::: Data section
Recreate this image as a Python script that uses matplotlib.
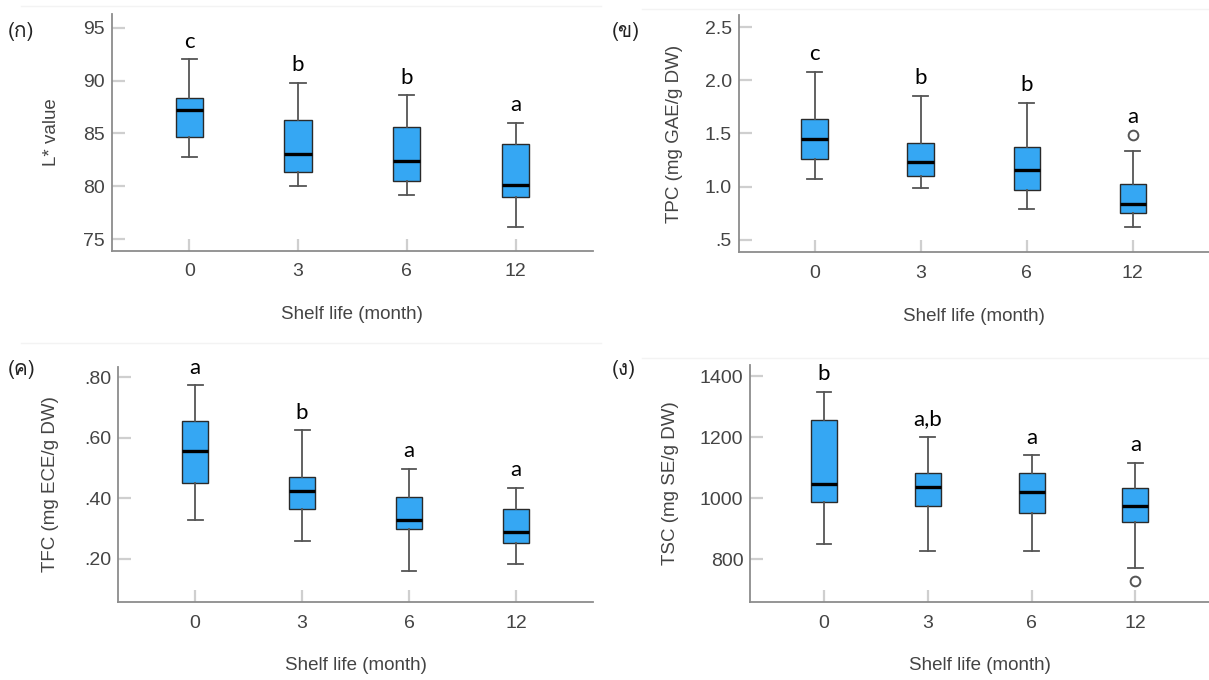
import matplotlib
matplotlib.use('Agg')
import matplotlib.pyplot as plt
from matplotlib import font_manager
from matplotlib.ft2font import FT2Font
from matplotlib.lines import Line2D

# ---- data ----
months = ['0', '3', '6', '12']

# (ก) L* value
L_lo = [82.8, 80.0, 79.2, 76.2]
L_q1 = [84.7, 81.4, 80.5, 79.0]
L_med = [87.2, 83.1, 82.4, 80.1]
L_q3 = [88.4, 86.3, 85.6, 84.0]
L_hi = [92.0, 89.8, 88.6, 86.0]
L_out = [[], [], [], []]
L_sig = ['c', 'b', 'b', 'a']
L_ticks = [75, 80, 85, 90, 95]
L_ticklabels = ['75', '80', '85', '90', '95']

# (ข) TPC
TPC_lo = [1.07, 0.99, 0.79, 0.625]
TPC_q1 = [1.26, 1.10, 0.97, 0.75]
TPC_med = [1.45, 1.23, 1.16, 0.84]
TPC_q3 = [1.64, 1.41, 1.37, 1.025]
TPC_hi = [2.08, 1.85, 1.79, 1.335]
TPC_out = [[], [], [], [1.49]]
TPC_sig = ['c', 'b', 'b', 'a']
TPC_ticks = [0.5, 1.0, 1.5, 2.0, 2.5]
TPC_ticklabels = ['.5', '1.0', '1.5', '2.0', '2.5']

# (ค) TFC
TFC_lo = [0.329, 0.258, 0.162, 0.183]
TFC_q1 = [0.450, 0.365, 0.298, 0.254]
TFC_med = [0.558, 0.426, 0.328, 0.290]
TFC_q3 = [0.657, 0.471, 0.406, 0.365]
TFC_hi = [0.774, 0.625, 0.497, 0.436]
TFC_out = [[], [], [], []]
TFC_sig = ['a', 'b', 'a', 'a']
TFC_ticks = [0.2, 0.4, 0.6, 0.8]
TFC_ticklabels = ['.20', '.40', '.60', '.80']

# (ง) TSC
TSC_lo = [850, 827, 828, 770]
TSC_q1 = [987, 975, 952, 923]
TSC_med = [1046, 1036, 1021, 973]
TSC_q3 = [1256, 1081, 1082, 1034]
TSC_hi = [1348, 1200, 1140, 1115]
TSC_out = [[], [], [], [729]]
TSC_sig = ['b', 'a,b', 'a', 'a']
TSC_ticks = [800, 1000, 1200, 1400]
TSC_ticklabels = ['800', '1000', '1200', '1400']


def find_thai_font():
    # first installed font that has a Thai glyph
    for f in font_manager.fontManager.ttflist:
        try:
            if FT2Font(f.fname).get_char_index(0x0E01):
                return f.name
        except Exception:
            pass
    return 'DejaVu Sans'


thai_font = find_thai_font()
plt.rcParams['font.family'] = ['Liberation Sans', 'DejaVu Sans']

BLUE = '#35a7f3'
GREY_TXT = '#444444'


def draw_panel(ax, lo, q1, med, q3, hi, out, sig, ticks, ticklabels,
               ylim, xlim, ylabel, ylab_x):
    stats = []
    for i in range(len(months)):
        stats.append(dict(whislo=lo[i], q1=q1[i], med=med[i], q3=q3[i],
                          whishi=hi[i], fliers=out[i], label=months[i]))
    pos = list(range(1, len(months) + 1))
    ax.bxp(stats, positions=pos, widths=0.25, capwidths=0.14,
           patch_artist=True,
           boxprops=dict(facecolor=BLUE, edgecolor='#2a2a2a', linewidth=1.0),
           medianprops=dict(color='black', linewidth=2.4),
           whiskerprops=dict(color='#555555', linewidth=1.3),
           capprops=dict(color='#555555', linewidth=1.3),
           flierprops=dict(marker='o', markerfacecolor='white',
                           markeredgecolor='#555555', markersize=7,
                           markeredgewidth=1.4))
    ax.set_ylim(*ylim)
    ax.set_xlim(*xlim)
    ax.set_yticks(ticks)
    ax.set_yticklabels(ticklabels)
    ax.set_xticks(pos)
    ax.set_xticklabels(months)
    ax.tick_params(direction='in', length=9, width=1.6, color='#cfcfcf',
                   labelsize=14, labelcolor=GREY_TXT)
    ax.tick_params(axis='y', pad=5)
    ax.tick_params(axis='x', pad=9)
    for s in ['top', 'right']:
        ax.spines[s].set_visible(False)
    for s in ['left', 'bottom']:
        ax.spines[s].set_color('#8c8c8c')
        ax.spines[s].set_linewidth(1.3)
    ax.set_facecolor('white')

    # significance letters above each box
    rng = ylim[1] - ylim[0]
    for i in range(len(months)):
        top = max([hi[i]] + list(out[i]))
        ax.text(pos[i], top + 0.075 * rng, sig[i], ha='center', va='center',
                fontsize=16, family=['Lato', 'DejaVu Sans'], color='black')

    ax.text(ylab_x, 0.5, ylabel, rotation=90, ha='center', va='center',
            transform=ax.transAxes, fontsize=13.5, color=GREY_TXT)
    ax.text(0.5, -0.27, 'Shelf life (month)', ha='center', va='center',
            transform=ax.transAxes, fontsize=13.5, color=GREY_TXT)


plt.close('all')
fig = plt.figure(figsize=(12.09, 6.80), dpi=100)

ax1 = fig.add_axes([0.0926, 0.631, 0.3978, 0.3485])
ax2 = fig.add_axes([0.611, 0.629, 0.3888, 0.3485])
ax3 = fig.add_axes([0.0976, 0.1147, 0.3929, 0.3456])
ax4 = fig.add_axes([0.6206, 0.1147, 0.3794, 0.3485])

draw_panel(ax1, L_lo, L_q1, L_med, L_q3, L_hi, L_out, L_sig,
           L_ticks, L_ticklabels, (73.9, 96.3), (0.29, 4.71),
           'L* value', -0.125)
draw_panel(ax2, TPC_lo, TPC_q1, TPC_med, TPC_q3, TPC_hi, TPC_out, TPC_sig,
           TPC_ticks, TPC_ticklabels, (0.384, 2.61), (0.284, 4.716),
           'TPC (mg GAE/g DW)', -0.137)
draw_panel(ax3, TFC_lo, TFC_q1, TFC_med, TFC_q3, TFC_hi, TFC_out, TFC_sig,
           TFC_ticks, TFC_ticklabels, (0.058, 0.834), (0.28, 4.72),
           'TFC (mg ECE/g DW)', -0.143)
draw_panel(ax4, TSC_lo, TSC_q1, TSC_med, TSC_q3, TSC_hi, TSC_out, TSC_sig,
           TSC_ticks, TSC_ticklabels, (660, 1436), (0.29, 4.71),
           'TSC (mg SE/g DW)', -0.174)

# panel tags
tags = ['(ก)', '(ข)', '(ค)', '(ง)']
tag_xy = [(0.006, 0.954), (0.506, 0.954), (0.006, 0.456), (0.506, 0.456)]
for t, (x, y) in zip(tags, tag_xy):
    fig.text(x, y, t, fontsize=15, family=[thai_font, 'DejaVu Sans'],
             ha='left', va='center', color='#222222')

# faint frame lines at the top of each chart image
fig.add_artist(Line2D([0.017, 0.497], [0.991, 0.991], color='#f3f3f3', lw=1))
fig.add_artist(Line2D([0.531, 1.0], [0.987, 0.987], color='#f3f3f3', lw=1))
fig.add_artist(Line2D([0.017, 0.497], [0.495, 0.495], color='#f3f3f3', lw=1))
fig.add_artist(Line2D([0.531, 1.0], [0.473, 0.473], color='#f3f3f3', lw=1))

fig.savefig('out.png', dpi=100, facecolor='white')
::::::
Extract every line of the data exactly; pictures stay out.

Recreate this image as a Python script that uses matplotlib.
import matplotlib
matplotlib.use('Agg')
import matplotlib.pyplot as plt
from matplotlib import font_manager
from matplotlib.ft2font import FT2Font
from matplotlib.lines import Line2D

# ---- data ----
months = ['0', '3', '6', '12']

# (ก) L* value
L_lo = [82.8, 80.0, 79.2, 76.2]
L_q1 = [84.7, 81.4, 80.5, 79.0]
L_med = [87.2, 83.1, 82.4, 80.1]
L_q3 = [88.4, 86.3, 85.6, 84.0]
L_hi = [92.0, 89.8, 88.6, 86.0]
L_out = [[], [], [], []]
L_sig = ['c', 'b', 'b', 'a']
L_ticks = [75, 80, 85, 90, 95]
L_ticklabels = ['75', '80', '85', '90', '95']

# (ข) TPC
TPC_lo = [1.07, 0.99, 0.79, 0.625]
TPC_q1 = [1.26, 1.10, 0.97, 0.75]
TPC_med = [1.45, 1.23, 1.16, 0.84]
TPC_q3 = [1.64, 1.41, 1.37, 1.025]
TPC_hi = [2.08, 1.85, 1.79, 1.335]
TPC_out = [[], [], [], [1.49]]
TPC_sig = ['c', 'b', 'b', 'a']
TPC_ticks = [0.5, 1.0, 1.5, 2.0, 2.5]
TPC_ticklabels = ['.5', '1.0', '1.5', '2.0', '2.5']

# (ค) TFC
TFC_lo = [0.329, 0.258, 0.162, 0.183]
TFC_q1 = [0.450, 0.365, 0.298, 0.254]
TFC_med = [0.558, 0.426, 0.328, 0.290]
TFC_q3 = [0.657, 0.471, 0.406, 0.365]
TFC_hi = [0.774, 0.625, 0.497, 0.436]
TFC_out = [[], [], [], []]
TFC_sig = ['a', 'b', 'a', 'a']
TFC_ticks = [0.2, 0.4, 0.6, 0.8]
TFC_ticklabels = ['.20', '.40', '.60', '.80']

# (ง) TSC
TSC_lo = [850, 827, 828, 770]
TSC_q1 = [987, 975, 952, 923]
TSC_med = [1046, 1036, 1021, 973]
TSC_q3 = [1256, 1081, 1082, 1034]
TSC_hi = [1348, 1200, 1140, 1115]
TSC_out = [[], [], [], [729]]
TSC_sig = ['b', 'a,b', 'a', 'a']
TSC_ticks = [800, 1000, 1200, 1400]
TSC_ticklabels = ['800', '1000', '1200', '1400']


def find_thai_font():
    # first installed font that has a Thai glyph
    for f in font_manager.fontManager.ttflist:
        try:
            if FT2Font(f.fname).get_char_index(0x0E01):
                return f.name
        except Exception:
            pass
    return 'DejaVu Sans'


thai_font = find_thai_font()
plt.rcParams['font.family'] = ['Liberation Sans', 'DejaVu Sans']

BLUE = '#35a7f3'
GREY_TXT = '#444444'


def draw_panel(ax, lo, q1, med, q3, hi, out, sig, ticks, ticklabels,
               ylim, xlim, ylabel, ylab_x):
    stats = []
    for i in range(len(months)):
        stats.append(dict(whislo=lo[i], q1=q1[i], med=med[i], q3=q3[i],
                          whishi=hi[i], fliers=out[i], label=months[i]))
    pos = list(range(1, len(months) + 1))
    ax.bxp(stats, positions=pos, widths=0.25, capwidths=0.14,
           patch_artist=True,
           boxprops=dict(facecolor=BLUE, edgecolor='#2a2a2a', linewidth=1.0),
           medianprops=dict(color='black', linewidth=2.4),
           whiskerprops=dict(color='#555555', linewidth=1.3),
           capprops=dict(color='#555555', linewidth=1.3),
           flierprops=dict(marker='o', markerfacecolor='white',
                           markeredgecolor='#555555', markersize=7,
                           markeredgewidth=1.4))
    ax.set_ylim(*ylim)
    ax.set_xlim(*xlim)
    ax.set_yticks(ticks)
    ax.set_yticklabels(ticklabels)
    ax.set_xticks(pos)
    ax.set_xticklabels(months)
    ax.tick_params(direction='in', length=9, width=1.6, color='#cfcfcf',
                   labelsize=14, labelcolor=GREY_TXT)
    ax.tick_params(axis='y', pad=5)
    ax.tick_params(axis='x', pad=9)
    for s in ['top', 'right']:
        ax.spines[s].set_visible(False)
    for s in ['left', 'bottom']:
        ax.spines[s].set_color('#8c8c8c')
        ax.spines[s].set_linewidth(1.3)
    ax.set_facecolor('white')

    # significance letters above each box
    rng = ylim[1] - ylim[0]
    for i in range(len(months)):
        top = max([hi[i]] + list(out[i]))
        ax.text(pos[i], top + 0.075 * rng, sig[i], ha='center', va='center',
                fontsize=16, family=['Lato', 'DejaVu Sans'], color='black')

    ax.text(ylab_x, 0.5, ylabel, rotation=90, ha='center', va='center',
            transform=ax.transAxes, fontsize=13.5, color=GREY_TXT)
    ax.text(0.5, -0.27, 'Shelf life (month)', ha='center', va='center',
            transform=ax.transAxes, fontsize=13.5, color=GREY_TXT)


plt.close('all')
fig = plt.figure(figsize=(12.09, 6.80), dpi=100)

ax1 = fig.add_axes([0.0926, 0.631, 0.3978, 0.3485])
ax2 = fig.add_axes([0.611, 0.629, 0.3888, 0.3485])
ax3 = fig.add_axes([0.0976, 0.1147, 0.3929, 0.3456])
ax4 = fig.add_axes([0.6206, 0.1147, 0.3794, 0.3485])

draw_panel(ax1, L_lo, L_q1, L_med, L_q3, L_hi, L_out, L_sig,
           L_ticks, L_ticklabels, (73.9, 96.3), (0.29, 4.71),
           'L* value', -0.125)
draw_panel(ax2, TPC_lo, TPC_q1, TPC_med, TPC_q3, TPC_hi, TPC_out, TPC_sig,
           TPC_ticks, TPC_ticklabels, (0.384, 2.61), (0.284, 4.716),
           'TPC (mg GAE/g DW)', -0.137)
draw_panel(ax3, TFC_lo, TFC_q1, TFC_med, TFC_q3, TFC_hi, TFC_out, TFC_sig,
           TFC_ticks, TFC_ticklabels, (0.058, 0.834), (0.28, 4.72),
           'TFC (mg ECE/g DW)', -0.143)
draw_panel(ax4, TSC_lo, TSC_q1, TSC_med, TSC_q3, TSC_hi, TSC_out, TSC_sig,
           TSC_ticks, TSC_ticklabels, (660, 1436), (0.29, 4.71),
           'TSC (mg SE/g DW)', -0.174)

# panel tags
tags = ['(ก)', '(ข)', '(ค)', '(ง)']
tag_xy = [(0.006, 0.954), (0.506, 0.954), (0.006, 0.456), (0.506, 0.456)]
for t, (x, y) in zip(tags, tag_xy):
    fig.text(x, y, t, fontsize=15, family=[thai_font, 'DejaVu Sans'],
             ha='left', va='center', color='#222222')

# faint frame lines at the top of each chart image
fig.add_artist(Line2D([0.017, 0.497], [0.991, 0.991], color='#f3f3f3', lw=1))
fig.add_artist(Line2D([0.531, 1.0], [0.987, 0.987], color='#f3f3f3', lw=1))
fig.add_artist(Line2D([0.017, 0.497], [0.495, 0.495], color='#f3f3f3', lw=1))
fig.add_artist(Line2D([0.531, 1.0], [0.473, 0.473], color='#f3f3f3', lw=1))

fig.savefig('out.png', dpi=100, facecolor='white')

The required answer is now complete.